WORK INSTRUCTIONS:
Exactly as written, retype the listing below, omitting the pictures.

RAW DATA:
---*---
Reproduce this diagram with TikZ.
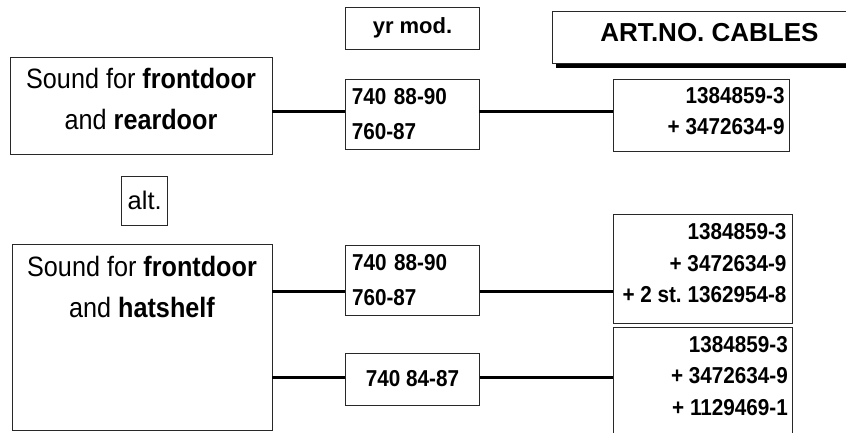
\documentclass[tikz,border=0pt]{standalone}
\usepackage{fontspec}
\setmainfont{Liberation Sans}[FakeStretch=0.9]
\newfontfamily\widefont{Liberation Sans}
\usetikzlibrary{positioning, shadows}
\definecolor{edge}{RGB}{40,40,40}
\frenchspacing
\tikzset{
  box/.style={draw=edge, line width=0.8pt, fill=white, inner sep=0pt},
  cable/.style={line width=3pt},
  big/.style={font=\fontsize{28}{41}\selectfont, align=center, inner sep=0pt},
  year/.style={box, font=\fontsize{23}{35}\selectfont\bfseries, align=left, text width=121pt},
  part/.style={font=\fontsize{23}{31.5}\selectfont\bfseries, align=right, inner sep=0pt, anchor=north east},
}
\begin{document}
\begin{tikzpicture}[x=1pt, y=-1pt]
  \useasboundingbox (0,0) rectangle (846,432);
  \clip (0,0) rectangle (846,432);

  % headings
  \node[box, minimum width=133.6pt, minimum height=42pt, font=\widefont\fontsize{22}{26}\selectfont\bfseries] (yrmod) at (412.5,28.3) {yr mod.};
  \node[box, minimum width=315pt, minimum height=51.6pt,
        drop shadow={shadow xshift=4pt, shadow yshift=-5pt, fill=black, opacity=1}] (artno) at (709.5,37.5) {};
  \node[font=\widefont\fontsize{26}{30}\selectfont\bfseries, inner sep=0pt, yshift=4.5pt] (artnotxt) at (artno.center) {ART.NO. CABLES};

  % sound boxes
  \node[box, minimum width=262pt, minimum height=97pt] (snd1) at (141,106) {};
  \node[big, anchor=north, yshift=-11pt] (snd1txt) at (snd1.north) {Sound for \textbf{frontdoor}\\and \textbf{reardoor}};
  \node[box, minimum width=46pt, minimum height=48.3pt, font=\widefont\fontsize{25.5}{30}\selectfont] (alt) at (144.7,200.8) {alt.};
  \node[box, minimum width=260pt, minimum height=186pt] (snd2) at (142,337) {};
  \node[big, anchor=north, yshift=-12pt] (snd2txt) at (snd2.north) {Sound for \textbf{frontdoor}\\and \textbf{hatshelf}};

  % model years
  \node[year, minimum width=133.3pt, minimum height=70pt] (mod1) at (412.3,114) {740 88-90\\760-87};
  \node[year, minimum width=134.5pt, minimum height=70pt] (mod2) at (412.5,280) {740 88-90\\760-87};
  \node[box, minimum width=134.5pt, minimum height=52pt, font=\fontsize{23}{28}\selectfont\bfseries] (mod3) at (412.5,379) {740 84-87};

  % cable sets
  \node[box, minimum width=175.7pt, minimum height=72pt] (cab1) at (701.2,115) {};
  \node[part, xshift=-4.7pt, yshift=-8.3pt] (cab1txt) at (cab1.north east) {1384859-3\\+ 3472634-9};
  \node[box, minimum width=179.4pt, minimum height=109.3pt] (cab2) at (703,268.7) {};
  \node[part, xshift=-6.4pt, yshift=-10pt] (cab2txt) at (cab2.north east) {1384859-3\\+ 3472634-9\\+ 2 st. 1362954-8};
  \node[box, minimum width=179.4pt, minimum height=112.7pt] (cab3) at (703,383.7) {};
  \node[part, xshift=-5pt, yshift=-9pt] (cab3txt) at (cab3.north east) {1384859-3\\+ 3472634-9\\+ 1129469-1};

  % connectors
  \coordinate (row1) at (0,111);
  \coordinate (row2) at (0,291);
  \coordinate (row3) at (0,377);
  \draw[cable] (snd1.east |- row1) -- (mod1.west |- row1);
  \draw[cable] (mod1.east |- row1) -- (cab1.west |- row1);
  \draw[cable] (snd2.east |- row2) -- (mod2.west |- row2);
  \draw[cable] (mod2.east |- row2) -- (cab2.west |- row2);
  \draw[cable] (snd2.east |- row3) -- (mod3.west |- row3);
  \draw[cable] (mod3.east |- row3) -- (cab3.west |- row3);
\end{tikzpicture}
\end{document}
---*---
RESPONSE TO THIS EXERCISE:
Reproduce this diagram with TikZ.
\documentclass[tikz,border=0pt]{standalone}
\usepackage{fontspec}
\setmainfont{Liberation Sans}[FakeStretch=0.9]
\newfontfamily\widefont{Liberation Sans}
\usetikzlibrary{positioning, shadows}
\definecolor{edge}{RGB}{40,40,40}
\frenchspacing
\tikzset{
  box/.style={draw=edge, line width=0.8pt, fill=white, inner sep=0pt},
  cable/.style={line width=3pt},
  big/.style={font=\fontsize{28}{41}\selectfont, align=center, inner sep=0pt},
  year/.style={box, font=\fontsize{23}{35}\selectfont\bfseries, align=left, text width=121pt},
  part/.style={font=\fontsize{23}{31.5}\selectfont\bfseries, align=right, inner sep=0pt, anchor=north east},
}
\begin{document}
\begin{tikzpicture}[x=1pt, y=-1pt]
  \useasboundingbox (0,0) rectangle (846,432);
  \clip (0,0) rectangle (846,432);

  % headings
  \node[box, minimum width=133.6pt, minimum height=42pt, font=\widefont\fontsize{22}{26}\selectfont\bfseries] (yrmod) at (412.5,28.3) {yr mod.};
  \node[box, minimum width=315pt, minimum height=51.6pt,
        drop shadow={shadow xshift=4pt, shadow yshift=-5pt, fill=black, opacity=1}] (artno) at (709.5,37.5) {};
  \node[font=\widefont\fontsize{26}{30}\selectfont\bfseries, inner sep=0pt, yshift=4.5pt] (artnotxt) at (artno.center) {ART.NO. CABLES};

  % sound boxes
  \node[box, minimum width=262pt, minimum height=97pt] (snd1) at (141,106) {};
  \node[big, anchor=north, yshift=-11pt] (snd1txt) at (snd1.north) {Sound for \textbf{frontdoor}\\and \textbf{reardoor}};
  \node[box, minimum width=46pt, minimum height=48.3pt, font=\widefont\fontsize{25.5}{30}\selectfont] (alt) at (144.7,200.8) {alt.};
  \node[box, minimum width=260pt, minimum height=186pt] (snd2) at (142,337) {};
  \node[big, anchor=north, yshift=-12pt] (snd2txt) at (snd2.north) {Sound for \textbf{frontdoor}\\and \textbf{hatshelf}};

  % model years
  \node[year, minimum width=133.3pt, minimum height=70pt] (mod1) at (412.3,114) {740 88-90\\760-87};
  \node[year, minimum width=134.5pt, minimum height=70pt] (mod2) at (412.5,280) {740 88-90\\760-87};
  \node[box, minimum width=134.5pt, minimum height=52pt, font=\fontsize{23}{28}\selectfont\bfseries] (mod3) at (412.5,379) {740 84-87};

  % cable sets
  \node[box, minimum width=175.7pt, minimum height=72pt] (cab1) at (701.2,115) {};
  \node[part, xshift=-4.7pt, yshift=-8.3pt] (cab1txt) at (cab1.north east) {1384859-3\\+ 3472634-9};
  \node[box, minimum width=179.4pt, minimum height=109.3pt] (cab2) at (703,268.7) {};
  \node[part, xshift=-6.4pt, yshift=-10pt] (cab2txt) at (cab2.north east) {1384859-3\\+ 3472634-9\\+ 2 st. 1362954-8};
  \node[box, minimum width=179.4pt, minimum height=112.7pt] (cab3) at (703,383.7) {};
  \node[part, xshift=-5pt, yshift=-9pt] (cab3txt) at (cab3.north east) {1384859-3\\+ 3472634-9\\+ 1129469-1};

  % connectors
  \coordinate (row1) at (0,111);
  \coordinate (row2) at (0,291);
  \coordinate (row3) at (0,377);
  \draw[cable] (snd1.east |- row1) -- (mod1.west |- row1);
  \draw[cable] (mod1.east |- row1) -- (cab1.west |- row1);
  \draw[cable] (snd2.east |- row2) -- (mod2.west |- row2);
  \draw[cable] (mod2.east |- row2) -- (cab2.west |- row2);
  \draw[cable] (snd2.east |- row3) -- (mod3.west |- row3);
  \draw[cable] (mod3.east |- row3) -- (cab3.west |- row3);
\end{tikzpicture}
\end{document}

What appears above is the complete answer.